Soon, Test eats a stunner and gets disqualified when Kane bails him out.

Now Kane is the legal man. The Big Red Machine chokeslams Austin, who kicks out. Kane tries a tombstone, but Austin counters with a Stunner. You’ll never guess what happens next: Chyna interferes (via a low blow), DQ’ing Kane and making her the legal woman.

Austin immediately stuns Chyna, and Bossman becomes the legal man when he breaks things up.

Vince throws a nightstick to Bossman, who repeatedly jams Austin in the neck with it in full view of the referee. This time, there is no DQ. With Austin choked out, Vince McMahon steps in, takes off his jacket, and becomes the legal man. Now, presumably, Bossman is disqualified.

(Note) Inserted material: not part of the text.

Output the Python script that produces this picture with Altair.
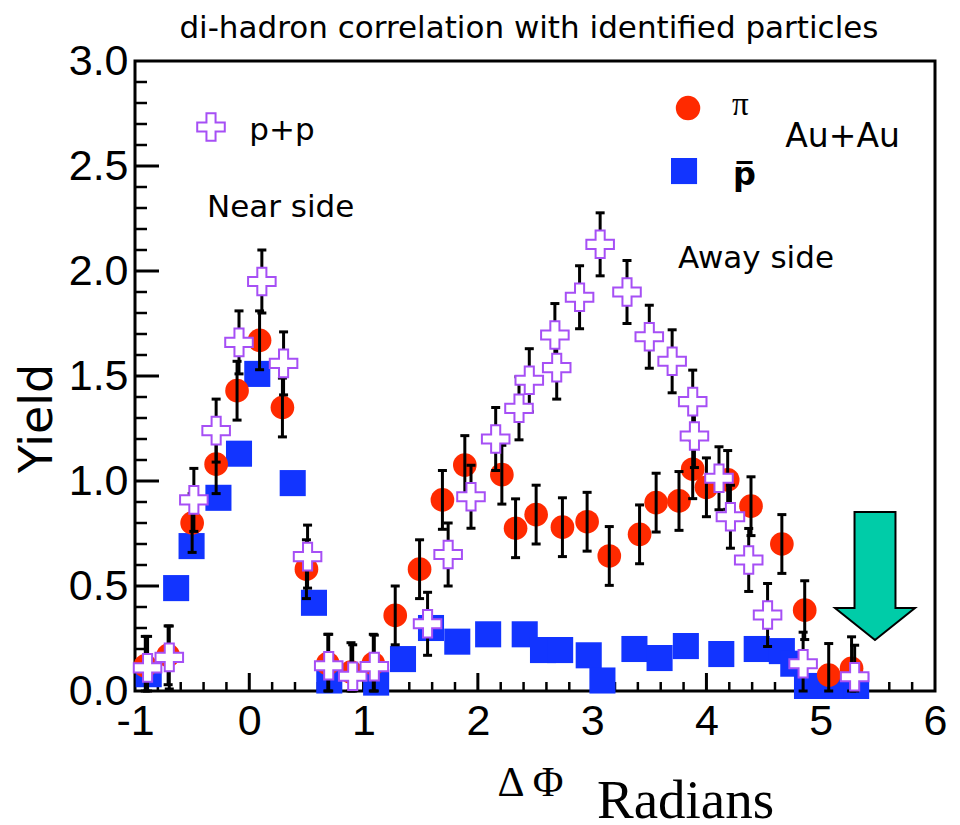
import altair as alt
import pandas as pd

# ---------------- data ----------------
# p+p (open purple crosses)
pp_x = [-0.89, -0.70, -0.485, -0.29, -0.09, 0.11, 0.30, 0.51, 0.695, 0.905,
        1.094, 1.56, 1.74, 1.94, 2.156, 2.36, 2.45, 2.674, 2.69, 2.89,
        3.07, 3.305, 3.50, 3.70, 3.88, 3.895, 4.11, 4.21, 4.37, 4.535,
        4.846, 5.297]
pp_y = [0.11, 0.16, 0.91, 1.24, 1.66, 1.95, 1.56, 0.64, 0.12, 0.07,
        0.116, 0.32, 0.65, 0.925, 1.20, 1.346, 1.48, 1.695, 1.54, 1.875,
        2.127, 1.90, 1.687, 1.57, 1.378, 1.214, 1.013, 0.83, 0.624, 0.362,
        0.13, 0.068]
pp_err = [0.15, 0.15, 0.15, 0.15, 0.15, 0.15, 0.15, 0.15, 0.15, 0.15,
          0.15, 0.15, 0.15, 0.15, 0.15, 0.15, 0.15, 0.15, 0.15, 0.15,
          0.15, 0.15, 0.15, 0.15, 0.15, 0.15, 0.15, 0.15, 0.15, 0.15,
          0.15, 0.15]

# Au+Au pi (red circles)
pi_x = [-0.91, -0.71, -0.50, -0.29, -0.107, 0.09, 0.29, 0.50, 0.687, 0.89,
        1.085, 1.277, 1.49, 1.69, 1.886, 2.21, 2.33, 2.51, 2.74, 2.956,
        3.15, 3.415, 3.56, 3.76, 3.88, 4.00, 4.186, 4.39, 4.66, 4.86,
        5.07, 5.27]
pi_y = [0.12, 0.17, 0.80, 1.08, 1.43, 1.67, 1.35, 0.58, 0.13, 0.09,
        0.13, 0.36, 0.58, 0.91, 1.076, 1.03, 0.775, 0.84, 0.78, 0.806,
        0.643, 0.746, 0.897, 0.905, 1.056, 0.97, 1.005, 0.88, 0.70, 0.385,
        0.076, 0.108]
pi_err = [0.14, 0.14, 0.14, 0.14, 0.14, 0.14, 0.14, 0.14, 0.14, 0.14,
          0.14, 0.14, 0.14, 0.14, 0.14, 0.14, 0.14, 0.14, 0.14, 0.14,
          0.14, 0.14, 0.14, 0.14, 0.14, 0.14, 0.14, 0.14, 0.14, 0.14,
          0.15, 0.15]

# Au+Au anti-proton (blue squares)
pbar_x = [-0.88, -0.64, -0.505, -0.27, -0.09, 0.07, 0.38, 0.566, 0.70, 1.11,
          1.345, 1.59, 1.82, 2.09, 2.41, 2.57, 2.72, 2.97, 3.09, 3.37,
          3.59, 3.82, 4.13, 4.44, 4.66, 4.76, 4.88, 5.09, 5.31]
pbar_y = [0.08, 0.49, 0.69, 0.92, 1.13, 1.51, 0.99, 0.42, 0.05, 0.04,
          0.152, 0.30, 0.235, 0.27, 0.27, 0.195, 0.195, 0.17, 0.05, 0.20,
          0.157, 0.214, 0.176, 0.20, 0.19, 0.13, 0.024, 0.024, 0.024]

# axes
x_labels = [-1, 0, 1, 2, 3, 4, 5, 6]
y_labels = [0.0, 0.5, 1.0, 1.5, 2.0, 2.5, 3.0]
x_major_ticks = [0, 1, 2, 3, 4, 5]
x_minor_ticks = [round(-1 + 0.2 * i, 1) for i in range(1, 35) if i % 5 != 0]
y_major_ticks = [0.5, 1.0, 1.5, 2.0, 2.5]
y_minor_ticks = [round(0.1 * i, 1) for i in range(1, 30) if i % 5 != 0]

# annotations (data units)
title_text = ["di-hadron correlation with identified particles"]
title_x, title_y = [2.447], [3.11]
sans_text = ["p+p", "Near side", "Away side"]
sans_x = [0.0, -0.37, 3.751]
sans_y = [2.624, 2.257, 2.014]
auau_text = ["Au+Au"]
auau_x, auau_y = [4.69], [2.59]
pi_label = ["π"]
pi_label_x = [4.224]
pi_label_y = [2.743]
pbar_label = ["p̅"]
pbar_label_x = [4.232]
pbar_label_y = [2.41]
unit_label = ["Radians"]
unit_label_x = [3.042]
unit_label_y = [-0.605]
leg_cross_x, leg_cross_y = [-0.335], [2.686]
leg_circle_x, leg_circle_y = [3.839], [2.776]
leg_square_x, leg_square_y = [3.804], [2.476]
arrow_x, arrow_y = [5.475], [0.548]

# ---------------- chart ----------------
W, H = 800, 630
RED = "#ff2a00"
BLUE = "#1234ff"
PURPLE = "#a64ff5"
TEAL = "#00cca8"

xs = alt.Scale(domain=[-1, 6], nice=False, zero=False)
ys = alt.Scale(domain=[0, 3], nice=False, zero=False)

x_axis = alt.Axis(values=x_labels, ticks=False, tickSize=0, domain=False, grid=False,
                  labelFont="Liberation Sans", labelFontSize=43, labelColor="black",
                  labelPadding=9, labelFlush=False, labelOverlap=False,
                  labelExpr="'' + datum.value",
                  title="Δ Φ", titleFont="Liberation Serif", titleFontSize=42,
                  titleFontWeight="normal", titleColor="black",
                  titleX=395, titleY=104, titleAlign="center", titleBaseline="alphabetic")
y_axis = alt.Axis(values=y_labels, ticks=False, tickSize=0, domain=False, grid=False,
                  labelFont="Liberation Sans", labelFontSize=43, labelColor="black",
                  labelPadding=7, labelFlush=False, labelOverlap=False, format=".1f",
                  title="Yield", titleFont="DejaVu Sans", titleFontSize=46,
                  titleFontWeight="normal", titleColor="black", titleAngle=270,
                  titleX=-98, titleY=357, titleAlign="center", titleBaseline="middle")


def X(f="x"):
    return alt.X(f"{f}:Q", scale=xs, axis=x_axis)


def Y(f="y"):
    return alt.Y(f"{f}:Q", scale=ys, axis=y_axis)


pp_df = pd.DataFrame({"x": pp_x, "y": pp_y, "e": pp_err})
pi_df = pd.DataFrame({"x": pi_x, "y": pi_y, "e": pi_err})
pbar_df = pd.DataFrame({"x": pbar_x, "y": pbar_y})

# tick marks (drawn inward)
xmin_t = alt.Chart(pd.DataFrame({"x": x_minor_ticks})).mark_rule(color="black", strokeWidth=2.5).encode(
    x=X(), y=alt.value(H), y2=alt.value(H - 9))
xmaj_t = alt.Chart(pd.DataFrame({"x": x_major_ticks})).mark_rule(color="black", strokeWidth=3).encode(
    x=X(), y=alt.value(H), y2=alt.value(H - 18))
ymin_t = alt.Chart(pd.DataFrame({"y": y_minor_ticks})).mark_rule(color="black", strokeWidth=2.5).encode(
    y=Y(), x=alt.value(0), x2=alt.value(12))
ymaj_t = alt.Chart(pd.DataFrame({"y": y_major_ticks})).mark_rule(color="black", strokeWidth=3).encode(
    y=Y(), x=alt.value(0), x2=alt.value(24))

squares = alt.Chart(pbar_df).mark_point(shape="square", filled=True, color=BLUE, size=680,
                                        opacity=1, strokeWidth=0).encode(x=X(), y=Y())
circles = alt.Chart(pi_df).mark_point(shape="circle", filled=True, color=RED, size=560,
                                      opacity=1, strokeWidth=0).encode(x=X(), y=Y())


def errbars(df):
    base = alt.Chart(df).transform_calculate(
        lo="max(0, datum.y - datum.e)", hi="datum.y + datum.e")
    rule = base.mark_rule(color="black", strokeWidth=3).encode(x=X(), y=Y("lo"), y2="hi:Q")
    cap_lo = base.mark_tick(orient="horizontal", color="black", size=9, thickness=3,
                            opacity=1).encode(x=X(), y=Y("lo"))
    cap_hi = base.mark_tick(orient="horizontal", color="black", size=9, thickness=3,
                            opacity=1).encode(x=X(), y=Y("hi"))
    return [rule, cap_lo, cap_hi]


CROSS = ("M -0.33 -1 L 0.33 -1 L 0.33 -0.33 L 1 -0.33 L 1 0.33 L 0.33 0.33 "
         "L 0.33 1 L -0.33 1 L -0.33 0.33 L -1 0.33 L -1 -0.33 L -0.33 -0.33 Z")
ARROW = "M -0.32 -1 L 0.32 -1 L 0.32 0.5 L 0.625 0.5 L 0 1 L -0.625 0.5 L -0.32 0.5 Z"

crosses = alt.Chart(pp_df).mark_point(shape=CROSS, filled=False, fill="white", fillOpacity=1,
                                      stroke=PURPLE, strokeWidth=2, size=760,
                                      opacity=1).encode(x=X(), y=Y())

leg_cross = alt.Chart(pd.DataFrame({"x": leg_cross_x, "y": leg_cross_y})).mark_point(
    shape=CROSS, filled=False, fill="white", fillOpacity=1, stroke=PURPLE, strokeWidth=2,
    size=760, opacity=1).encode(x=X(), y=Y())
leg_circle = alt.Chart(pd.DataFrame({"x": leg_circle_x, "y": leg_circle_y})).mark_point(
    shape="circle", filled=True, color=RED, size=600, opacity=1, strokeWidth=0).encode(x=X(), y=Y())
leg_square = alt.Chart(pd.DataFrame({"x": leg_square_x, "y": leg_square_y})).mark_point(
    shape="square", filled=True, color=BLUE, size=680, opacity=1, strokeWidth=0).encode(x=X(), y=Y())

arrow = alt.Chart(pd.DataFrame({"x": arrow_x, "y": arrow_y})).mark_point(
    shape=ARROW, filled=True, fill=TEAL, stroke="black", strokeWidth=2, size=16384,
    opacity=1).encode(x=X(), y=Y())

title_txt = alt.Chart(pd.DataFrame({"t": title_text, "x": title_x, "y": title_y})).mark_text(
    font="DejaVu Sans", fontSize=31, color="black", align="center", baseline="alphabetic").encode(
    x=X(), y=Y(), text="t:N")
sans = alt.Chart(pd.DataFrame({"t": sans_text, "x": sans_x, "y": sans_y})).mark_text(
    font="DejaVu Sans", fontSize=31, color="black", align="left", baseline="alphabetic").encode(
    x=X(), y=Y(), text="t:N")
auau = alt.Chart(pd.DataFrame({"t": auau_text, "x": auau_x, "y": auau_y})).mark_text(
    font="DejaVu Sans", fontSize=33, color="black", align="left", baseline="alphabetic").encode(
    x=X(), y=Y(), text="t:N")
pi_txt = alt.Chart(pd.DataFrame({"t": pi_label, "x": pi_label_x, "y": pi_label_y})).mark_text(
    font="Liberation Serif", fontSize=33, color="black", align="left", baseline="alphabetic").encode(
    x=X(), y=Y(), text="t:N")
pbar_txt = alt.Chart(pd.DataFrame({"t": pbar_label, "x": pbar_label_x, "y": pbar_label_y})).mark_text(
    font="DejaVu Sans", fontSize=32, fontWeight="bold", color="black", align="left",
    baseline="alphabetic").encode(x=X(), y=Y(), text="t:N")
unit_txt = alt.Chart(pd.DataFrame({"t": unit_label, "x": unit_label_x, "y": unit_label_y})).mark_text(
    font="Liberation Serif", fontSize=55, color="black", align="left", baseline="alphabetic").encode(
    x=X(), y=Y(), text="t:N")

layers = [xmin_t, xmaj_t, ymin_t, ymaj_t, squares, circles] + errbars(pi_df) + errbars(pp_df) + [
    crosses, leg_cross, leg_circle, leg_square, arrow, title_txt, sans, auau, pi_txt, pbar_txt,
    unit_txt]

chart = alt.layer(*layers).properties(
    width=W, height=H,
    padding={"left": 135, "top": 61, "right": 25, "bottom": 134},
    autosize=alt.AutoSizeParams(type="none"),
    background="white",
).configure_view(stroke="black", strokeWidth=3)

chart.save("out.html", embed_options={"renderer": "svg", "actions": False})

Finally, Vince McMahon covers Austin. Earl Hebner slowly counts to three, and Vince McMahon picks up his first pinfall victory.

With his Corporation restraining Austin in the corner, Vince gets in his face, drinks a beer, pours it on Austin, and yells at him. Beer and drool drip out of the boss’s mouth as he gets right in Stone Cold’s face.